The Pardot-to-MCAE migration is a rare opportunity: a Salesforce-initiated contractual reset that opens up renegotiation rights without requiring the buyer to manufacture a forcing function. Buyers who recognize this opportunity and prepare for it routinely save more than they would save at an ordinary renewal. The migration is happening on Salesforce's timeline. The savings are available on the buyer's terms.
The technical migration steps and the contract steps that shadow them
The technical migration from legacy Pardot to MCAE on Hyperforce typically follows a defined Salesforce-managed sequence: tenant provisioning on Hyperforce, data migration, integration re-pointing, user re-provisioning, parallel-run validation, and cut-over. Each technical step has a corresponding contractual step that, if missed, costs the buyer leverage.
Tenant provisioning is the moment to lock the Hyperforce regional pricing question. Once the tenant exists, the region is decided; the contract should reflect the region's compliance posture and any regional premium in writing.
Data migration is the moment to lock the Mailable Contact baseline. The migration window is the only time a fresh count from the new tenant naturally exists; capture it, document it, and use it as the contract baseline.
Integration re-pointing is the moment to inventory active connections. Many legacy Pardot tenants accumulate connections to systems no longer in use; the migration is the cleanest opportunity to decommission them, and the inventory becomes the foundation for accurate sizing of the post-migration data flow.
User re-provisioning is the moment to right-size the user count. Legacy Pardot tenants frequently have users licensed for roles that no longer exist; the re-provisioning is the cleanest opportunity to return unused licenses.
Parallel-run validation is the moment to measure the actual data volume the new tenant will process. The measured volume becomes the foundation for the Data Cloud capacity sizing (if Data Cloud is in scope) and for any Marketing Cloud Contact recalibration.
Cut-over is the contractual reset. The order form amendment effective at cut-over should reflect all of the above: regional pricing, contact baseline, user count, connection inventory, data volume sizing.
The Engagement Studio rewrite question
One of the technical complications of the Pardot-to-MCAE migration is the Engagement Studio rewrite.

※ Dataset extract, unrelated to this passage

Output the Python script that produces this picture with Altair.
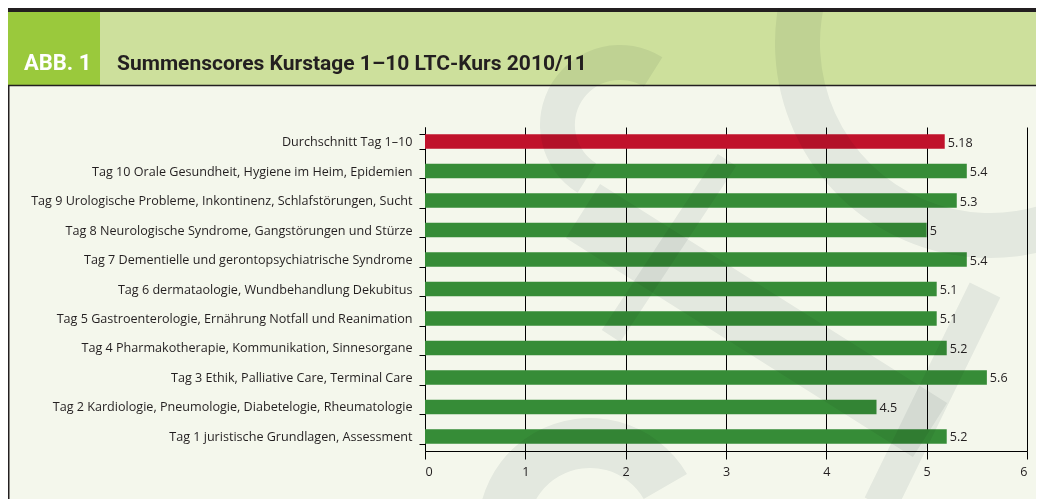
import math
import altair as alt
import pandas as pd

categories = [
    "Durchschnitt Tag 1–10",
    "Tag 10 Orale Gesundheit, Hygiene im Heim, Epidemien",
    "Tag 9 Urologische Probleme, Inkontinenz, Schlafstörungen, Sucht",
    "Tag 8 Neurologische Syndrome, Gangstörungen und Stürze",
    "Tag 7 Dementielle und gerontopsychiatrische Syndrome",
    "Tag 6 dermataologie, Wundbehandlung Dekubitus",
    "Tag 5 Gastroenterologie, Ernährung Notfall und Reanimation",
    "Tag 4 Pharmakotherapie, Kommunikation, Sinnesorgane",
    "Tag 3 Ethik, Palliative Care, Terminal Care",
    "Tag 2 Kardiologie, Pneumologie, Diabetelogie, Rheumatologie",
    "Tag 1 juristische Grundlagen, Assessment",
]
values = [5.18, 5.4, 5.3, 5.0, 5.4, 5.1, 5.1, 5.2, 5.6, 4.5, 5.2]
labels = ["5.18", "5.4", "5.3", "5", "5.4", "5.1", "5.1", "5.2", "5.6", "4.5", "5.2"]
groups = ["avg"] + ["day"] * 10

df = pd.DataFrame({"cat": categories, "val": values, "lab": labels, "grp": groups})

FONT = "Open Sans"
HFONT = "Roboto"
FS = 12.6

PAD_L, PAD_T, PAD_B = 417, 119, 48
W, H = 602, 324
TOTAL_W = 1028
PAD_R = TOTAL_W - PAD_L - W
# page offset of the plot origin (8px body margin)
OX, OY = PAD_L + 8, PAD_T + 8

ycat = alt.Y("cat:N", sort=categories, title=None,
             scale=alt.Scale(paddingInner=0.51, paddingOuter=0.25),
             axis=alt.Axis(labelFont=FONT, labelFontSize=FS, labelColor="#231f20",
                           labelLimit=420, tickBand="extent", tickSize=6, tickColor="#000",
                           domainColor="#000", labelPadding=7, grid=False))

xq = alt.X("val:Q", title=None,
           scale=alt.Scale(domain=[0, 6], nice=False),
           axis=alt.Axis(values=[0, 1, 2, 3, 4, 5, 6], format="d", grid=True, gridColor="#000",
                         gridOpacity=1, gridWidth=1, tickSize=8, tickColor="#000",
                         domainColor="#000", labelFont=FONT, labelFontSize=FS,
                         labelColor="#231f20", labelPadding=6))

base = alt.Chart(df)

bars = base.mark_bar().encode(
    x=xq, y=ycat,
    color=alt.Color("grp:N", scale=alt.Scale(domain=["avg", "day"], range=["#c0122b", "#368c37"]),
                    legend=None),
)

texts = base.mark_text(align="left", baseline="middle", dx=3, dy=1, font=FONT, fontSize=FS,
                       color="#231f20").encode(
    x="val:Q", y=alt.Y("cat:N", sort=categories), text="lab:N"
)

one = alt.Data(values=[{"a": 1}])

top_bar = alt.Chart(one).mark_rect(color="#231f20").encode(
    x=alt.value(-PAD_L), x2=alt.value(TOTAL_W - PAD_L), y=alt.value(-119), y2=alt.value(-115))
band = alt.Chart(one).mark_rect(color="#cde09c").encode(
    x=alt.value(-PAD_L), x2=alt.value(TOTAL_W - PAD_L), y=alt.value(-115), y2=alt.value(-42))
box = alt.Chart(one).mark_rect(color="#9ac93c").encode(
    x=alt.value(-PAD_L), x2=alt.value(-325), y=alt.value(-115), y2=alt.value(-42))
line = alt.Chart(one).mark_rule(color="#231f20", strokeWidth=1.5).encode(
    x=alt.value(-PAD_L), x2=alt.value(TOTAL_W - PAD_L), y=alt.value(-41.5))
leftb = alt.Chart(one).mark_rule(color="#231f20", strokeWidth=1.5).encode(
    x=alt.value(-PAD_L + 0.75), y=alt.value(-42), y2=alt.value(H + PAD_B))
abb = alt.Chart(one).mark_text(text="ABB. 1", align="left", baseline="alphabetic", font=HFONT,
                               fontSize=22, fontWeight="bold", color="#ffffff").encode(
    x=alt.value(-401), y=alt.value(-57))
title = alt.Chart(one).mark_text(text="Summenscores Kurstage 1–10 LTC-Kurs 2010/11", align="left",
                                 baseline="alphabetic", font=HFONT, fontSize=21, fontWeight="bold",
                                 color="#231f20").encode(
    x=alt.value(-308), y=alt.value(-57))

# faint background logo (decoration), given in page coordinates
WM = "#eef0f1"


def ring(cx, cy, r1, r2, t1, t2):
    return alt.Chart(one).mark_arc(color=WM, blend="multiply").encode(
        x=alt.value(cx - OX), y=alt.value(cy - OY),
        radius=alt.value(r2), radius2=alt.value(r1),
        theta=alt.value(math.radians(t1)), theta2=alt.value(math.radians(t2)))


def stroke(x1, y1, x2, y2, w):
    return alt.Chart(one).mark_rule(color=WM, strokeWidth=w, strokeCap="butt",
                                    blend="multiply").encode(
        x=alt.value(x1 - OX), y=alt.value(y1 - OY),
        x2=alt.value(x2 - OX), y2=alt.value(y2 - OY))


wm = [
    ring(990, 43, 170, 215, 150, 320),
    ring(620, 125, 45, 80, 212, 392),
    stroke(583, 211, 930, 430, 64),
    stroke(727, 160, 611, 336, 22),
    stroke(985, 290, 880, 505, 34),
    ring(590, 530, 62, 112, 240, 420),
]

chart = alt.layer(top_bar, band, box, line, leftb, bars, texts, abb, title, *wm).properties(
    width=W, height=H,
    autosize=alt.AutoSizeParams(type="none"),
    padding={"left": PAD_L, "top": PAD_T, "right": PAD_R, "bottom": PAD_B},
).configure(background="#f4f7ec").configure_view(stroke=None)

chart.save("out.html", embed_options={"renderer": "svg", "actions": False})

Engagement Studio is the workflow engine that powers most Pardot automations; the MCAE platform has expanded the engine substantially, but the migration is not a perfect lift-and-shift. Most enterprise customers find that 15-30% of their existing Engagement Studio workflows need meaningful rework during the migration—either because the underlying API calls have changed, or because the new platform supports patterns that the old workflows worked around.
The cost implication is real. A full Engagement Studio rewrite for an enterprise tenant typically requires 200-600 hours of marketing operations effort, either internal or contracted. Salesforce Professional Services will offer to scope and execute this work; the per-hour rates are at the higher end of the market, and the negotiation flexibility on Professional Services is materially better when the services scope is sized at the same time as the license amendment.
The custom object considerations
Custom objects in legacy Pardot were a relatively constrained feature, with edition-tied limits and a sometimes-quirky relationship to the underlying CRM. MCAE has expanded custom object support substantially, and the migration is the natural moment to revisit how custom objects are structured. Customers with significant custom object usage should plan for a custom object schema review during the migration, with explicit attention to whether the new schema falls within the edition's custom object entitlement.
This is one of the situations where the lateral-edition strategy can run into a real constraint. If your legacy Pardot deployment uses custom objects beyond the MCAE Plus or Advanced entitlement, the lateral mapping may not be operationally viable. The right time to discover this is during the feature inventory exercise, before the commercial negotiation begins. The wrong time is at cut-over.
The Salesforce CRM integration version
The Salesforce CRM connector for legacy Pardot has been through multiple versions over the years, and the MCAE platform requires the most recent version. For customers running an older connector, the migration is effectively a forced connector upgrade. The upgrade carries some operational risk—field mappings, sync behaviors, and dedupe logic can all behave differently—and should be planned as a discrete workstream rather than as a side effect of the platform migration.
The commercial implication is that customers with older connector configurations may need additional Salesforce Professional Services or partner support to navigate the upgrade safely. That cost should be modeled in the migration business case, alongside the license cost, the Engagement Studio rework, and the custom object work. Customers who model the full migration cost—not just the license line—make better-informed commitment decisions and negotiate more effectively, because the full cost view creates real pressure on each individual line item to justify itself.
The customer-side runbook
The customers we advise who execute the Pardot-to-MCAE migration most effectively follow a defined runbook. Three to four months before the proposed migration date, they assemble the feature inventory, the user-by-role analysis, and the Engagement Studio workflow inventory. Two to three months before, they engage the commercial conversation with the four parallel tracks described earlier. One month before, they sign the amended order form with the lateral edition, the recalibrated contact baseline, the regional pricing clarity, and the renewal uplift cap. At cut-over, they execute the technical migration with the contractual reset already in place. Post-cut-over, they validate that the actual operational footprint matches the contractual commitments.
This sequence works because it puts the buyer's preparation ahead of Salesforce's timeline, rather than racing to catch up after the migration has been scheduled. The customers who follow this sequence consistently land in the top-quartile outcomes—the 38-45% TCV reductions that look impossible to customers who treat the migration as primarily a technical event. The migration is a technical event. It is also the rarest negotiation opportunity in the Salesforce portfolio: a vendor-initiated reset that opens up renegotiation rights without requiring the buyer to manufacture a forcing function. The buyers who recognize that opportunity capture the value; the buyers who do not, pay for it.